UI β†’ bus.call("llm.chat", ..., body containing user message)
         ↓ (handler in LLM service, but UI may also explicitly call rag.query first)
UI β†’ bus.call("rag.query", (1,0), {params: {corpus: ...}, input: {query: ...}})
         ↓
RagService.handle_query
   β†’ bus.call("embed.text", (1,0), ...)       # may go remote
   β†’ CorpusStore.query β†’ list[ScoredChunk]
   β†’ return chunks with metadata
         ↓
UI builds prompt with chunks + question
UI β†’ bus.call("llm.chat", ..., messages including context)

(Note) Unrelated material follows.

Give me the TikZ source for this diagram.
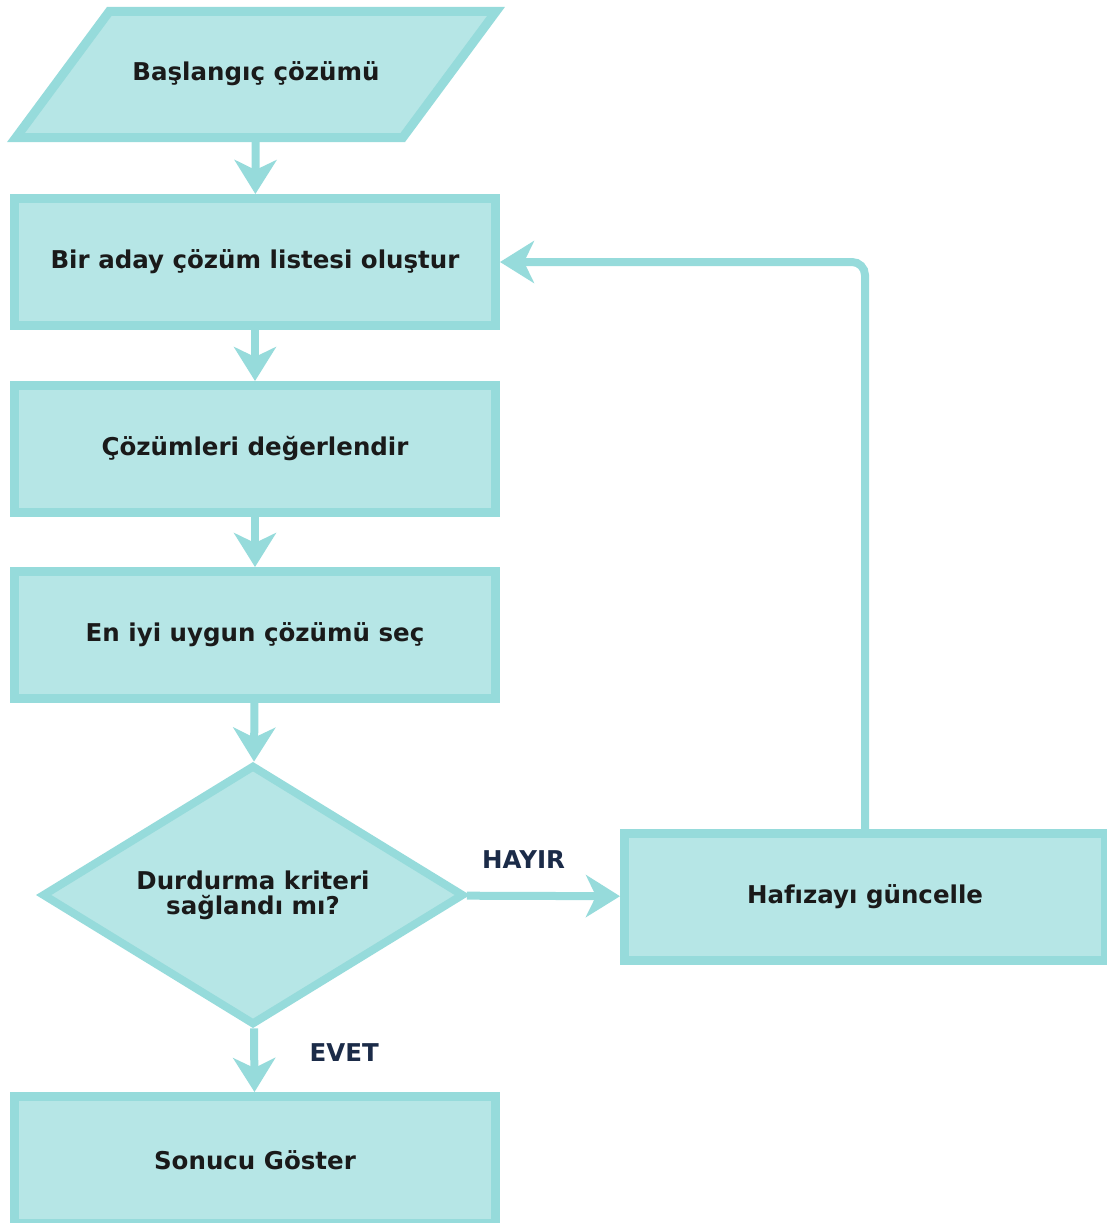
\documentclass[tikz,border=0pt]{standalone}
\usepackage{fontspec}
\setmainfont{DejaVu Sans}
\usetikzlibrary{shapes.geometric, arrows.meta, positioning}
\definecolor{tealline}{HTML}{96DBDB}
\definecolor{tealfill}{HTML}{B6E6E6}
\definecolor{darktext}{HTML}{1A1A1A}
\definecolor{navytext}{HTML}{1B2B48}

\tikzset{
  stepbox/.style={draw=tealline, fill=tealfill, line width=9pt, rectangle,
    minimum width=481pt, minimum height=127pt, align=center,
    font=\fontsize{24.5}{25}\selectfont\bfseries, text=darktext},
  inputbox/.style={stepbox, trapezium, trapezium stretches body,
    trapezium left angle=53.5, trapezium right angle=126.5,
    text height=18pt, text depth=6pt, inner ysep=51pt,
    minimum width=480pt, minimum height=126pt},
  decision/.style={stepbox, diamond, aspect=1.62, line width=8pt,
    minimum width=422pt, minimum height=260pt, inner sep=0pt},
  flow/.style={draw=tealline, line width=8pt,
    -{Stealth[length=34pt, width=42pt, inset=10pt]}},
  lbl/.style={font=\fontsize{24.5}{25}\selectfont\bfseries, text=navytext}
}

\begin{document}
\begin{tikzpicture}[x=1pt, y=-1pt]
  \useasboundingbox (0,0) rectangle (1107,1223);

  \node[inputbox] (start) at (256,74.5) {Başlangıç çözümü};
  \node[stepbox] (candidates) at (255,262) {Bir aday çözüm listesi oluştur};
  \node[stepbox, below=51pt of candidates] (evaluate) {Çözümleri değerlendir};
  \node[stepbox, below=50pt of evaluate] (select) {En iyi uygun çözümü seç};
  \node[decision] (check) at (253,895) {Durdurma kriteri\\sağlandı mı?};
  \node[stepbox] (memory) at (865,897) {Hafızayı güncelle};
  \node[stepbox] (result) at (255,1160) {Sonucu Göster};

  \draw[flow] (start) -- (candidates);
  \draw[flow] (candidates) -- (evaluate);
  \draw[flow] (evaluate) -- (select);
  \draw[flow] (select) -- (check);
  \draw[flow] (check) -- node[lbl, pos=0.37, yshift=36pt] {HAYIR} (memory);
  \draw[flow] (check) -- node[lbl, midway, xshift=90pt, yshift=8pt] {EVET} (result);
  \draw[flow, rounded corners=13pt] (memory.north) |- (candidates.east);
\end{tikzpicture}
\end{document}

The UI orchestrates this in M08. RAG service does NOT chain into the LLM itself.


6. Errors

Condition Wire code
Unknown corpus on query not_found
k > RAG_MAX_K bad_request
Blob not resolvable on ingest not_found
Unsupported MIME type on ingest bad_request
Caller not trusted for ingest unauthorized
Embedding model unavailable (no embed.text providers) partition (bus quarantine state)

7. Configuration

From X04 Β§3:

config.rag.enabled       # bool
config.rag.corpora_dir   # default <CACHE>/embeddings

Constants: RAG_CHUNK_TOKENS, RAG_CHUNK_OVERLAP_TOKENS, RAG_DEFAULT_K, RAG_MAX_K.


8. Tests

Unit

  • test_chunk_text_respects_paragraph_boundaries
  • test_chunk_pdf_carries_page_number
  • test_corpus_store_add_then_query_recovers_chunk
  • test_ingest_idempotent_on_doc_cid
  • test_query_handler_calls_embed_via_bus_not_direct_import
  • test_query_handler_rejects_unknown_corpus
  • test_personal_corpus_not_registered_as_capability

Integration

  • test_demo_corpus_query_returns_relevant_chunks β€” load the 6 demo PDFs, query, expect top hit
  • test_ingest_then_other_node_sees_event β€” two-node gossip
  • test_query_falls_back_to_remote_when_local_corpus_missing β€” two nodes, only one has corpus

9. Cross-references

What Where
rag.* wire spec CONTRACT Β§4.4–4.6
Service protocol M03 Β§4
Uses embed.text M11
Uses blob store M07 Β§3
Emits rag.document.ingested X02, CONTRACT Β§7.2
UI query composition M08 Β§4

10. Open questions

  1. Re-embedding when models change β€” if the configured embedding model changes, the existing corpora are stale. Decision (MVP): refuse to start with mismatched model; print a hearthnet rag reindex hint. Phase 2: auto-reindex.
  2. Federation of corpora β€” Phase 2: a corpus may be marked "federated" and queries fan out to other communities. Out of scope here.
  3. Reranking β€” Phase 2: a rerank.text@1.0 capability could be inserted between embedding and final ranking. Reserved namespace.
  4. Hybrid search β€” keyword + dense. ChromaDB has limited support. Phase 2.